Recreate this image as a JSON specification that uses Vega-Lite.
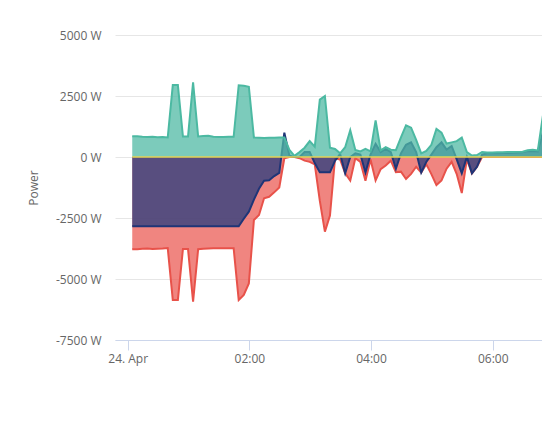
* * * * *
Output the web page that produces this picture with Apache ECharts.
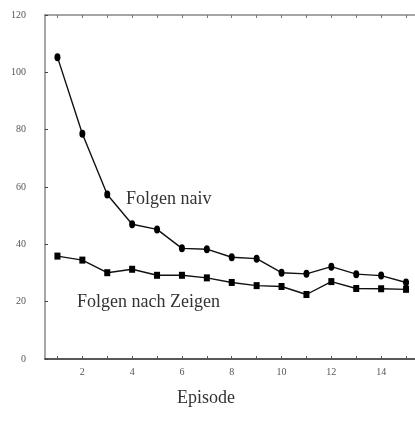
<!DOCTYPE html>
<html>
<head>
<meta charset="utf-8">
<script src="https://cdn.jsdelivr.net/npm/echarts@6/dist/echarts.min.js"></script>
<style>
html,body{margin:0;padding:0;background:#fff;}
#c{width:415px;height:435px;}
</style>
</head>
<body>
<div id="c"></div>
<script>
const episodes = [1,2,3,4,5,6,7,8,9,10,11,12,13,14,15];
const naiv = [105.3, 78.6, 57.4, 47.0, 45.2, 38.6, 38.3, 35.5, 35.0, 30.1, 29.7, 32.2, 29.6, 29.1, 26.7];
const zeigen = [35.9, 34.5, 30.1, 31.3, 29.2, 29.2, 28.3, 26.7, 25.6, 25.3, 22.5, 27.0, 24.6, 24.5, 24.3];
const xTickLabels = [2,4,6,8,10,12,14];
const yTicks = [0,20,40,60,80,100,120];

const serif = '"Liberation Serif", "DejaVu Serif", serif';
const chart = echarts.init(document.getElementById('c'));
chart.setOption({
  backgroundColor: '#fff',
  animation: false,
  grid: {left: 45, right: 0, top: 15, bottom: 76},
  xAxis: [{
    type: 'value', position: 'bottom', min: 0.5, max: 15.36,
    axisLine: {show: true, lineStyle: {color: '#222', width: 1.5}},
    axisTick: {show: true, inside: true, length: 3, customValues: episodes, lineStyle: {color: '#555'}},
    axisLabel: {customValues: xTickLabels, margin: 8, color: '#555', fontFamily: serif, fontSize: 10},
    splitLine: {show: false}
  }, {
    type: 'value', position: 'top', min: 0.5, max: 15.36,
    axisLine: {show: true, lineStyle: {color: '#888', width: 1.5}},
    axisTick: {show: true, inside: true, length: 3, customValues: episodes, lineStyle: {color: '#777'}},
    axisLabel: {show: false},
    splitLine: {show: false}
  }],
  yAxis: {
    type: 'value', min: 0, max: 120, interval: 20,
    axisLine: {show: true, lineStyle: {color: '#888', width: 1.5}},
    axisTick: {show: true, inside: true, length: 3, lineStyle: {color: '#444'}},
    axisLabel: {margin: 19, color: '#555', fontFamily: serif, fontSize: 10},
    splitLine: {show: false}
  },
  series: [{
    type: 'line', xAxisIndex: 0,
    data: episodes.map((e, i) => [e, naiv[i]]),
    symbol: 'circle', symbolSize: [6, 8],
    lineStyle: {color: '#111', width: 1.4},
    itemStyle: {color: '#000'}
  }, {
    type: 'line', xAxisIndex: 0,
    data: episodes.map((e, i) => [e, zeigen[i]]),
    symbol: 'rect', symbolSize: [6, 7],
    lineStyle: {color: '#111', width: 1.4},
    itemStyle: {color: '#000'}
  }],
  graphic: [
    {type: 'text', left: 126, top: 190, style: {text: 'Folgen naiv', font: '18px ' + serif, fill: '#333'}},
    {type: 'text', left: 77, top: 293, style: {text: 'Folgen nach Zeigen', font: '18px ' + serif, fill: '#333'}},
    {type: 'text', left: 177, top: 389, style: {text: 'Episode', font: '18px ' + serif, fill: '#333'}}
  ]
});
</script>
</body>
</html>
* * * * *
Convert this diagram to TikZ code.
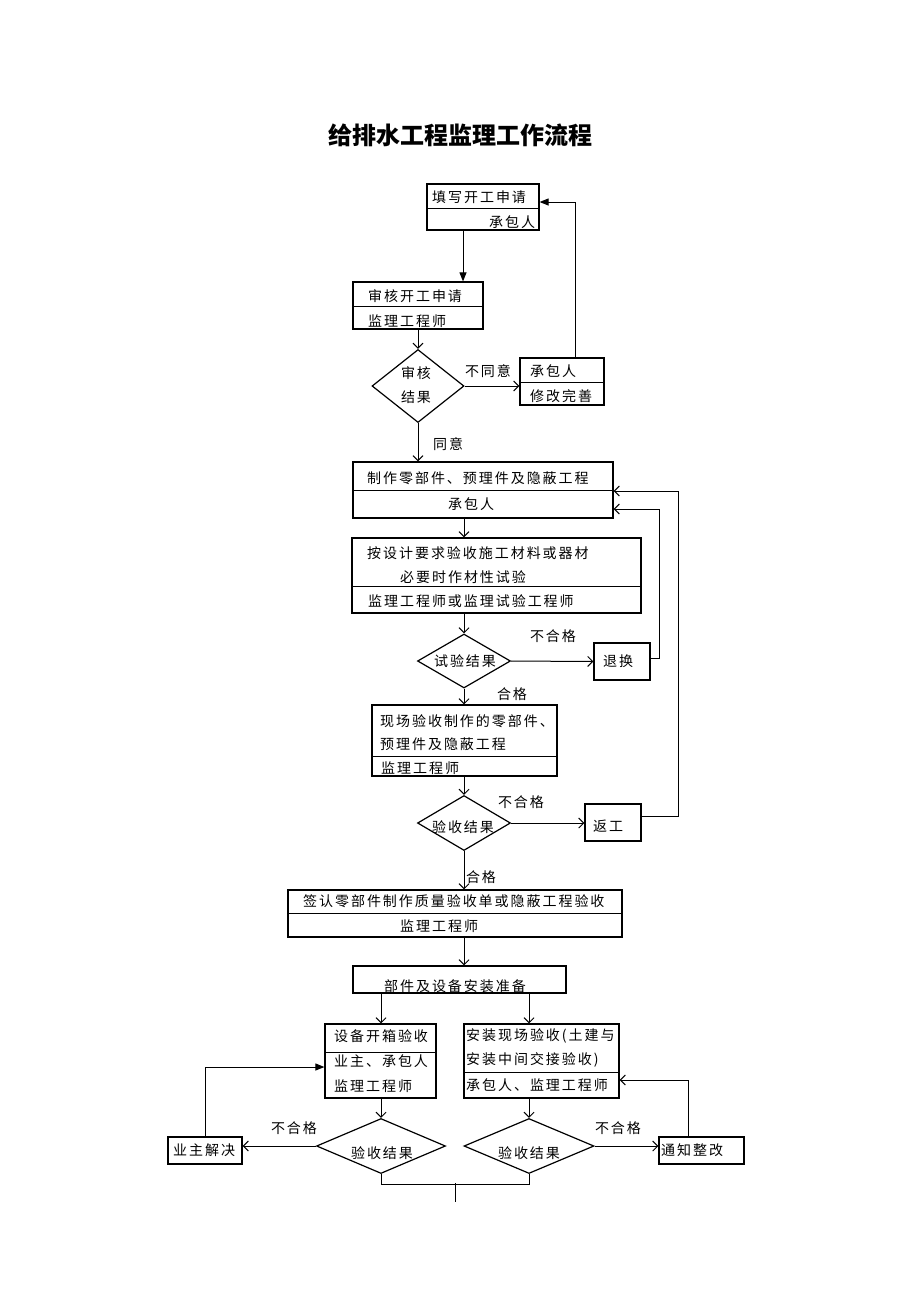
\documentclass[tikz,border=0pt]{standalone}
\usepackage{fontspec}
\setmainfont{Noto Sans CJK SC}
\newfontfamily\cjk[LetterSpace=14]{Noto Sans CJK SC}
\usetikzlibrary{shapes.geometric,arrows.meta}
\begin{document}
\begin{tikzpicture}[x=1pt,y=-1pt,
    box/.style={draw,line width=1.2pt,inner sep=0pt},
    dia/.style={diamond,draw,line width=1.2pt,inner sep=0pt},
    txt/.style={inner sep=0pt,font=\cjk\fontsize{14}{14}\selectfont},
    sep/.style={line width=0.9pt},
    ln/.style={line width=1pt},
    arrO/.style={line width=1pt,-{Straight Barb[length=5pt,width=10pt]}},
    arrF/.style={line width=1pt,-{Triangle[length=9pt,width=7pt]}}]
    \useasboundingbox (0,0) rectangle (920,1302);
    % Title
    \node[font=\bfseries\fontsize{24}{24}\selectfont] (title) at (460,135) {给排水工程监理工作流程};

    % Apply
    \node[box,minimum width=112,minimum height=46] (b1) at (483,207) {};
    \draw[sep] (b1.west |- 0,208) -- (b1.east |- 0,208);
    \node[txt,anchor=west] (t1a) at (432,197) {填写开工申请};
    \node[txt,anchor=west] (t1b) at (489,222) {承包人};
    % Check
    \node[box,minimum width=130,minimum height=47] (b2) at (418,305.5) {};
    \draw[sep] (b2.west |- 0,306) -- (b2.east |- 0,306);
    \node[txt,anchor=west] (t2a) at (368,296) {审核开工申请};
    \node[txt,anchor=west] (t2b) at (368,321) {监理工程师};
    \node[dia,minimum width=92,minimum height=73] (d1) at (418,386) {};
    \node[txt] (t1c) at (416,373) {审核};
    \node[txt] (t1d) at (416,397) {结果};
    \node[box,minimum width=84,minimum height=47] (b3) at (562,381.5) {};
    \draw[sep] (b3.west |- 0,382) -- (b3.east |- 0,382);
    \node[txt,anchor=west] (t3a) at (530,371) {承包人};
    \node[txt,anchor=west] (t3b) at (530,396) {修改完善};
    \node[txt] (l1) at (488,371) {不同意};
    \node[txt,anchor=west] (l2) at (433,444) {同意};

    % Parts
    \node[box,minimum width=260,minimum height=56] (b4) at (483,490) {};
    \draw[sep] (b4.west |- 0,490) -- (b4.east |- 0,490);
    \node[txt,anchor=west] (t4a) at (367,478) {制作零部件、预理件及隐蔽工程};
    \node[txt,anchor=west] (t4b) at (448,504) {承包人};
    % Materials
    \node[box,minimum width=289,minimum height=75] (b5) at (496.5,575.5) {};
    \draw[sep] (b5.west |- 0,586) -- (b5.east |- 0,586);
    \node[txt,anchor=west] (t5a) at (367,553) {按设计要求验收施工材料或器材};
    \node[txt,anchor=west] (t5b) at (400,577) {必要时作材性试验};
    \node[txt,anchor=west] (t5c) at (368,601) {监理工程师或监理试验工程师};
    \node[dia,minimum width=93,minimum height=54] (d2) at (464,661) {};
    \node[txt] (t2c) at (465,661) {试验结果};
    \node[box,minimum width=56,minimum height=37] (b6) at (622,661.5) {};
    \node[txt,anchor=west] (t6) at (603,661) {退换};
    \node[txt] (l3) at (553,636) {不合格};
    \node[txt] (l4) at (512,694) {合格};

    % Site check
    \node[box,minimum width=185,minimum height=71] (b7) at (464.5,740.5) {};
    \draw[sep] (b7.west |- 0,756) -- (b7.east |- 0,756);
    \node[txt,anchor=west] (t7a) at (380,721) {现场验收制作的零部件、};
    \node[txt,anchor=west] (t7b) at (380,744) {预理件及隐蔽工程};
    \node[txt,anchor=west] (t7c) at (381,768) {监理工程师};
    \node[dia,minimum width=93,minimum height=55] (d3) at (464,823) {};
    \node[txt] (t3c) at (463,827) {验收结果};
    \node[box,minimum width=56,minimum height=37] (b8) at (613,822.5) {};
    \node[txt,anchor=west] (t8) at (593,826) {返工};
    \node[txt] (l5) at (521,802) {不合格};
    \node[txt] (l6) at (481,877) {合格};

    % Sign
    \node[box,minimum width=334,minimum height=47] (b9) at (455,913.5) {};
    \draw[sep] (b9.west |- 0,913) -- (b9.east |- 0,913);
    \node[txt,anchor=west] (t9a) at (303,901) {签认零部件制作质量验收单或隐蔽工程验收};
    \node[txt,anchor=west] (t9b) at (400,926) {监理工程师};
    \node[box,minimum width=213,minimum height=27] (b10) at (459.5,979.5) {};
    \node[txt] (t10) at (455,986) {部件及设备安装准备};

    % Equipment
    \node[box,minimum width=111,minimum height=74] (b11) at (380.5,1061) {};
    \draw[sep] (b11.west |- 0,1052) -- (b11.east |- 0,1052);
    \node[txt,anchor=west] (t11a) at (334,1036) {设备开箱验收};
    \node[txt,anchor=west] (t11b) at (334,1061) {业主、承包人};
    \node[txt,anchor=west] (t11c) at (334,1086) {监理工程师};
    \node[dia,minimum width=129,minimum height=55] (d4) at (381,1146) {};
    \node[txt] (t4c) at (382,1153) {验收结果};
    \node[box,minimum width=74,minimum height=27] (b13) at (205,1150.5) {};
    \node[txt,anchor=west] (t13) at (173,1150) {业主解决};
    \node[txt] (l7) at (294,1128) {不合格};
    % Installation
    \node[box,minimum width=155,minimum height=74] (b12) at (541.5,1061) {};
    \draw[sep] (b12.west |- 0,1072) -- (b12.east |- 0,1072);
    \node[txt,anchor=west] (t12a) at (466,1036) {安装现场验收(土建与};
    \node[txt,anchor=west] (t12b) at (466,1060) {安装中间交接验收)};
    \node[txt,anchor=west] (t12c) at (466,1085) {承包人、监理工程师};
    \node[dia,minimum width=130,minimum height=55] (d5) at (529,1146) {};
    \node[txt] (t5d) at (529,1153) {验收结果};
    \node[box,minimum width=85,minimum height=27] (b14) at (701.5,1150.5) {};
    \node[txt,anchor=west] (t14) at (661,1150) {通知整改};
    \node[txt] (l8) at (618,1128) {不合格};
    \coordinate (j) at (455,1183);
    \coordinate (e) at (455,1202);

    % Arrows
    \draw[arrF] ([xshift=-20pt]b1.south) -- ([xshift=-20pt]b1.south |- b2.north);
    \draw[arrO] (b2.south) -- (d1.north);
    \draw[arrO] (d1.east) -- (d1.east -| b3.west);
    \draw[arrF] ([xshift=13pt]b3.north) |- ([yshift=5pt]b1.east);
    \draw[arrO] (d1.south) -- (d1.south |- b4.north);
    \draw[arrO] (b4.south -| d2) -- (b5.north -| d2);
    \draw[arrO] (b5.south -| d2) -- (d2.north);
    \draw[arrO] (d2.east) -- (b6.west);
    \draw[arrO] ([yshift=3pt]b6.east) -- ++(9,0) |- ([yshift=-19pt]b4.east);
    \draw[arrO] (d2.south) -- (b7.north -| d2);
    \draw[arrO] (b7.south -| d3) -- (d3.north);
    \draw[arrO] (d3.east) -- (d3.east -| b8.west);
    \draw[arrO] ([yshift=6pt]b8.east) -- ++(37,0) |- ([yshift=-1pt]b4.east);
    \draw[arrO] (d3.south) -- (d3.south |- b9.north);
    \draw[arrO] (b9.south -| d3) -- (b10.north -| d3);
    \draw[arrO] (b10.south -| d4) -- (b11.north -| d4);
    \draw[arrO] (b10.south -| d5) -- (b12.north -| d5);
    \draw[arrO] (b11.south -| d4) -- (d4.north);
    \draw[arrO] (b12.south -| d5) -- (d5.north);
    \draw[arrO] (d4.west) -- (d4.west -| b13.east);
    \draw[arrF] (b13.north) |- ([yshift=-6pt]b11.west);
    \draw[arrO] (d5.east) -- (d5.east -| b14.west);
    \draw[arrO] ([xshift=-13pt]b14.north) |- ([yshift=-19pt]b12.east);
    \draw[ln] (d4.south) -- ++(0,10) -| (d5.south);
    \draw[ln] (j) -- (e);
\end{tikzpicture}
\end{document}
* * * * *
:: Do this ::
Set down the lines running from the one with "Convert this diagram to TikZ code." through the one with "(title) at (460,135)", both ends kept, exactly and with no pictures.

:: Task solution ::
Convert this diagram to TikZ code.
\documentclass[tikz,border=0pt]{standalone}
\usepackage{fontspec}
\setmainfont{Noto Sans CJK SC}
\newfontfamily\cjk[LetterSpace=14]{Noto Sans CJK SC}
\usetikzlibrary{shapes.geometric,arrows.meta}
\begin{document}
\begin{tikzpicture}[x=1pt,y=-1pt,
    box/.style={draw,line width=1.2pt,inner sep=0pt},
    dia/.style={diamond,draw,line width=1.2pt,inner sep=0pt},
    txt/.style={inner sep=0pt,font=\cjk\fontsize{14}{14}\selectfont},
    sep/.style={line width=0.9pt},
    ln/.style={line width=1pt},
    arrO/.style={line width=1pt,-{Straight Barb[length=5pt,width=10pt]}},
    arrF/.style={line width=1pt,-{Triangle[length=9pt,width=7pt]}}]
    \useasboundingbox (0,0) rectangle (920,1302);
    % Title
    \node[font=\bfseries\fontsize{24}{24}\selectfont] (title) at (460,135) {给排水工程监理工作流程};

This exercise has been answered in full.